DIRECTIONS FOR THIS TASK :: Nothing but the lines from the top of the data to the line holding "Chart.register(...registerables);" should be printed, word for word and both ends included; leave the pictures out.
--- COLLECTED MATERIAL ---
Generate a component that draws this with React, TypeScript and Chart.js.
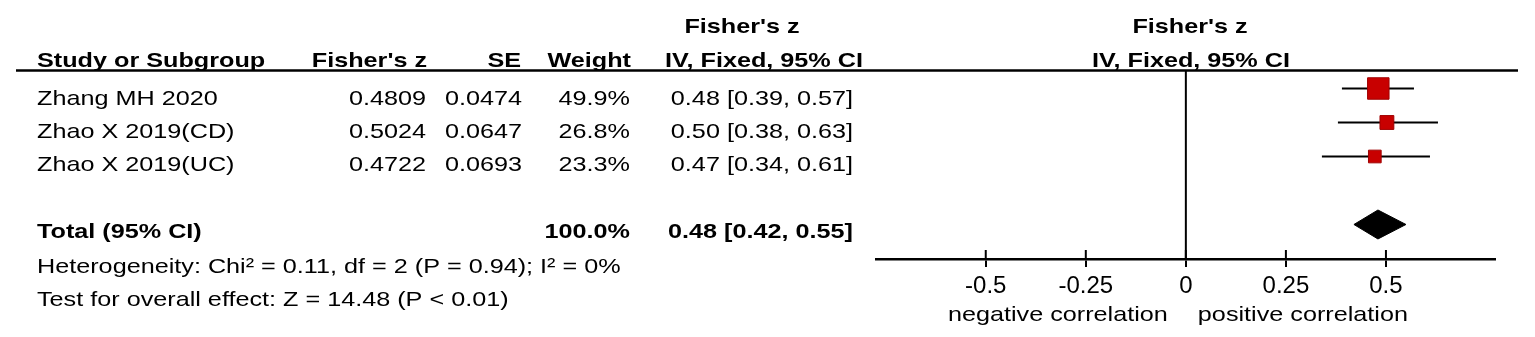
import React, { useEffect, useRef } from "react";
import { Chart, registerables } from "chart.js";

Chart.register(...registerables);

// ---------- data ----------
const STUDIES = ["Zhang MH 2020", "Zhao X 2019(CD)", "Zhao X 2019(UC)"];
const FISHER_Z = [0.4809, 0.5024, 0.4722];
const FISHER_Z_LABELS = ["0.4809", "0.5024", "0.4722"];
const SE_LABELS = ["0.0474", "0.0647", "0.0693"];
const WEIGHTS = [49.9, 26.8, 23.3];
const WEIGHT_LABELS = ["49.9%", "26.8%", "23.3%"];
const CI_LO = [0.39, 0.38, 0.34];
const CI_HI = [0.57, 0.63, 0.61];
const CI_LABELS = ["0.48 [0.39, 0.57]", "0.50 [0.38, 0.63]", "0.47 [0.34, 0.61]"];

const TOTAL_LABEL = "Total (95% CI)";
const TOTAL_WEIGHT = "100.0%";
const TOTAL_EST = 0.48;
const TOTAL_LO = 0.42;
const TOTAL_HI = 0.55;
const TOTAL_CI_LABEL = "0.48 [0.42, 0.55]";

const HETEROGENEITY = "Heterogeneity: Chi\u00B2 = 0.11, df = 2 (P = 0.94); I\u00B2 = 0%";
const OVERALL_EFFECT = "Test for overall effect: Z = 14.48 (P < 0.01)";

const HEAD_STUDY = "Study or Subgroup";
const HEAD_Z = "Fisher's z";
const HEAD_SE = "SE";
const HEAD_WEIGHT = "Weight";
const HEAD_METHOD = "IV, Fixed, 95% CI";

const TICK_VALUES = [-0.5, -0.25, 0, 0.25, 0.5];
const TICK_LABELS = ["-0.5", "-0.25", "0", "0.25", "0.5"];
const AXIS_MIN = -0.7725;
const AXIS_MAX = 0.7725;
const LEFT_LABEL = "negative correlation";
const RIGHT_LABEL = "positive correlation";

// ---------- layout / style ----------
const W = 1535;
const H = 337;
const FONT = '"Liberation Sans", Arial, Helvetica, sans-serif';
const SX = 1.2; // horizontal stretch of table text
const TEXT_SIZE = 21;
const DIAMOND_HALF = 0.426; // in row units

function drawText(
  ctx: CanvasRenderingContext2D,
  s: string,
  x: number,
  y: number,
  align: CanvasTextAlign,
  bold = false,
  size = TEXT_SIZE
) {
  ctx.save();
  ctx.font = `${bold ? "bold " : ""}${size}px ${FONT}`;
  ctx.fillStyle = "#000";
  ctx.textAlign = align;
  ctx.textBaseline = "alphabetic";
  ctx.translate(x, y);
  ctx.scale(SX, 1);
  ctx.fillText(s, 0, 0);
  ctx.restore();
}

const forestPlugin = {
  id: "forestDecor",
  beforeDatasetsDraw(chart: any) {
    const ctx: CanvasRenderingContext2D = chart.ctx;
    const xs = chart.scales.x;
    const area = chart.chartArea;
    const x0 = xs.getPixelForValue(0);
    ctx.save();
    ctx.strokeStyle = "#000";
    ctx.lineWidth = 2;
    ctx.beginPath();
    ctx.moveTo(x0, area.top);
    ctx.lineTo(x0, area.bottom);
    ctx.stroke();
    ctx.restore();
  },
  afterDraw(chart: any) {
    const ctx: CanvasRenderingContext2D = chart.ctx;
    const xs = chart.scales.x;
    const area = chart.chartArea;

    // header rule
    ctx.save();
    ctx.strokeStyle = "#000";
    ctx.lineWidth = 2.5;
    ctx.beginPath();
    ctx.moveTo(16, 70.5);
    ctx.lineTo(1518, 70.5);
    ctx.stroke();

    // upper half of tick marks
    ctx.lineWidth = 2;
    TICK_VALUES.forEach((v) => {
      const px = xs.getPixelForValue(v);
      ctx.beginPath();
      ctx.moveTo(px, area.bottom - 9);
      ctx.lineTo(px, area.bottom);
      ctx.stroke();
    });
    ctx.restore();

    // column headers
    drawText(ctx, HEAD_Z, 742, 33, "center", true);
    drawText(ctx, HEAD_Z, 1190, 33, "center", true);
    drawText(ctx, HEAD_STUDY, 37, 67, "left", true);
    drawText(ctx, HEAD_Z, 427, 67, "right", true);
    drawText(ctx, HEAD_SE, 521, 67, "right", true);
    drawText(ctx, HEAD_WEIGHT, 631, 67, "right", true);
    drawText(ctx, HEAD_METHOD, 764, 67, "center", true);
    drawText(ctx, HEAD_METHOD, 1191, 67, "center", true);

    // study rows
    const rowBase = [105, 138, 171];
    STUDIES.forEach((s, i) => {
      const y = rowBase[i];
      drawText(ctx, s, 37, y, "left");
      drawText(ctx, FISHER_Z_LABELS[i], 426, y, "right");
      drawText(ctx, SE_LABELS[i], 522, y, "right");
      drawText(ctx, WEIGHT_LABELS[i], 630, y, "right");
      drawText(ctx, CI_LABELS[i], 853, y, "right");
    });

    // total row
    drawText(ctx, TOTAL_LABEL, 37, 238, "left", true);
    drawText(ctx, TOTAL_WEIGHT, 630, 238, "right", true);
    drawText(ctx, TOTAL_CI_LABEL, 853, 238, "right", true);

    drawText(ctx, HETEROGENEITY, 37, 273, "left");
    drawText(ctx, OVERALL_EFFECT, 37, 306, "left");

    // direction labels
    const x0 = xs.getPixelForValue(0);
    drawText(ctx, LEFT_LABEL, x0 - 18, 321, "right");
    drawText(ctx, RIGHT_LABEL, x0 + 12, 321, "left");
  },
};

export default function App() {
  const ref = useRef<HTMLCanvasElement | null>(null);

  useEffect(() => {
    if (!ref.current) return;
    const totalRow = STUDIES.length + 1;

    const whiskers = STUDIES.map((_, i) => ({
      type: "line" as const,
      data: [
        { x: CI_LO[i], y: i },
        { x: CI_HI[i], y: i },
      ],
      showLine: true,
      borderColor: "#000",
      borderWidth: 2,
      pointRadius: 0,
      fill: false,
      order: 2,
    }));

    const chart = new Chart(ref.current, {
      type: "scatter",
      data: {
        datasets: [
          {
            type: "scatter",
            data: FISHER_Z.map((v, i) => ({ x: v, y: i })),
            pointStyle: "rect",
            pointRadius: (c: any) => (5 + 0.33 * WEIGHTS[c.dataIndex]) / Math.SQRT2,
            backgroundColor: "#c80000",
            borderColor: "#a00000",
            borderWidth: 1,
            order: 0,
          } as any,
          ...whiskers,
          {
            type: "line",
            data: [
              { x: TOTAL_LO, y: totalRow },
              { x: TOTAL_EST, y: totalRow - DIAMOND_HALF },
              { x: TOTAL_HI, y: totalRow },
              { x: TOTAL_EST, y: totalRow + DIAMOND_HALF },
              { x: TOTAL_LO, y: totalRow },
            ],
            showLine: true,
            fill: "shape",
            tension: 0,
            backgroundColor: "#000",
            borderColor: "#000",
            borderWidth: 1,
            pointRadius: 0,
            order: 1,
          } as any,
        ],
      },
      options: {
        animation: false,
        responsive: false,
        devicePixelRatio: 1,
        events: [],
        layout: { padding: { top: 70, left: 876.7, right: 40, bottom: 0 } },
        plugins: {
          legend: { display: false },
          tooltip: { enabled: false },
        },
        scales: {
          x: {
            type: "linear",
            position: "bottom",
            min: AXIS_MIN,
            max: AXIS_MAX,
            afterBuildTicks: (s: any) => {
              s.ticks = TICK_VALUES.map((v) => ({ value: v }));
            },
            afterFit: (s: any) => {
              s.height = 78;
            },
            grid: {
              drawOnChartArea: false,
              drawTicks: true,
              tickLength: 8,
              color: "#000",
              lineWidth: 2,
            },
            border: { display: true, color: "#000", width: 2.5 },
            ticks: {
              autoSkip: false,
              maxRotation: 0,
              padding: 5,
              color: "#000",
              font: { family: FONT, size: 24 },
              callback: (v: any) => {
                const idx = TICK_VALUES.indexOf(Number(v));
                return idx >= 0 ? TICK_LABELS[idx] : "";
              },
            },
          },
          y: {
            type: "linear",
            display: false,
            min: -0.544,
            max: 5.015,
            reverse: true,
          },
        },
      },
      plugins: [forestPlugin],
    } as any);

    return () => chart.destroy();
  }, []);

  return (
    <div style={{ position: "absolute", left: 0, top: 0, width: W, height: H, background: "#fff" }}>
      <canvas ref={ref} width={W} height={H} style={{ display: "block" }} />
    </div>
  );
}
---
SOLUTION TO THIS TASK ::
Generate a component that draws this with React, TypeScript and Chart.js.
import React, { useEffect, useRef } from "react";
import { Chart, registerables } from "chart.js";

Chart.register(...registerables);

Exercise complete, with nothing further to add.